When your machines talk together, What will they say about you?

As the rest of the century unfolds you will see machines and artificial Artificial Intelligence units talking among themselves more and more until that chatter becomes a persistent tapestry in the background of our lives that we only rarely hear or notice. When the machine chatter becomes nearly ubiquitous, what will our machines be saying about us?

We can speculate on some of the near horizon M2M apps, but what Machine to Machine chatter will be like mid century and beyond is really impossible to predict. There’s already a lot of M2M out there but now it usually takes human request through push of button, click of app, or other trigger to initiate the conversation.
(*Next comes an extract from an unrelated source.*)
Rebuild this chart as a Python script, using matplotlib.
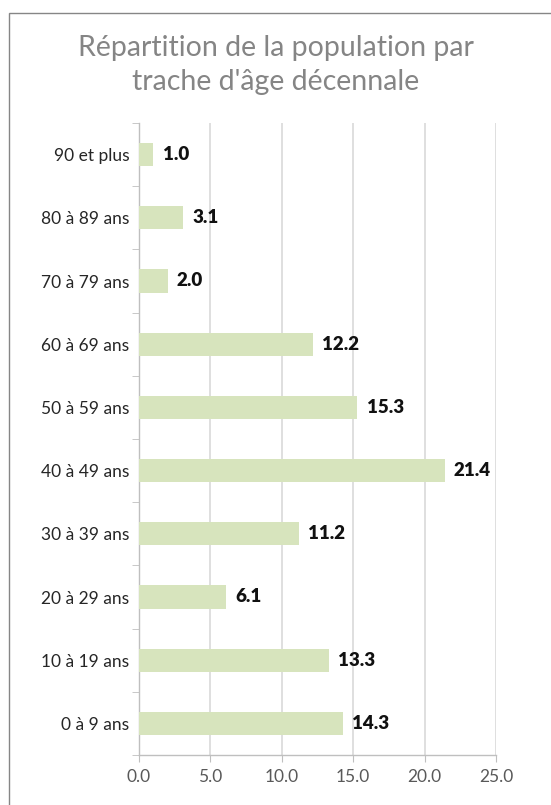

In the future it will most likely happen seamlessly and automatically. Sensors will detect our presence, temperature, vital signs, position, and everything else measurable. Timers will know when to trigger events, and meters will measure our personal context for events that unfold around us almost completely without our direction. Context will be things like: Are you standing, sitting, laying, moving, or still? What time is it? When did you last eat? What thing did you last do, choose, look at, move toward? What did you last say and what motions did your hand make?

As making machines smart and then smarter becomes a matter of pennies, and as having them talk together wirelessly and automatically also becomes cheap, most companies will open their devices and they will tart them up with artificial artificial intelligence (AAI.*) This will escalate and accelerate for the rest of century until most devices are talking incessantly to most other devices, sensors, and network devices like Chatty Cathy dolls on a loop. Initially companies will do this to leapfrog the competition but later it will be absolutely necessary if they want to stay in business.

Let’s start with a few simplex assumptions and build upon them to get to an example that’s simple, easy, and really doable tomorrow. Machines do not have artificial intelligence yet,  so what starts the conservation between them? It will likely take artificial artificial intelligence (AAI,*) or programs with contextual triggers, thresholds, or control zones that are also able to search and query databases both at home and online.

What will the conversation be about? That will be dependent on the devices talking, the context, and the amount of artificial artificial intelligence (AAI*) built in. Context might consist of time of day, location, position, weather, and data about you — like when you last ate, whether you are standing, sitting, or laying down, who else is present, what songs you like, which artists you like, who your family and friends are, what they like, etc. etc. etc.

So here’s an easy example, all the parts exist but none talk together yet. You drive up to your house – your garage is opened by you pressing a button, and you manually switch off the radio. In a fully developed M2M environment things could be different. Your car could signal ahead that you were coming once it recognized that you were near your house with it’s GPS. The Garage door opener could periodically query the camera out front and your car’s until it got short distance confirmed recognition of both your car and your face. It could then open the door, and turn on the speakers in the garage. As you exit the car after pulling into the garage the speakers in the garage play the song, station, or stream that you were listening to in the car. The Garage door opener signals the TV in your living room to turn on and tune in the news channel you usually watch this time of day, and etc. etc. etc. Everything in this example could be kludged together today with existing tech, but since M2M is definitely our future it really does behoove us to create some open standards around it.

Perhaps the FCC should investigate M2M only spectrum, and Universities should look at standards for security and protection (E.G. if our machines are going to know everything about us then they damned well better be secured with biometrics and much more.)

 

* Artificial Artificial intelligence is when masses of data regarding human or individual preferences or masses of actual crowd sourced human input is sifted to get to best choice or a range of best choices – it’s crowd sourcing, history sourcing, or both to find a few best choices: examples are Google and other search engines with their history of other people’s preferences when searching your search term. Others are the “you might also like” recommendation engines at Netflix and Itunes where they use the history of your preferences and look for like, and another is Mechanical Turk at Amazon.com where they put the question to hordes of people on the net to get best answer. This is a term I first heard from Jonathan Zittrain in a Berkman center lecture and I am stealing the term because it’s so appropriate. Bottom line it looks like the machine is thinking and possibly prescient, but it’s really neither — it’s all done through brute force or lots of human responses sifted through context.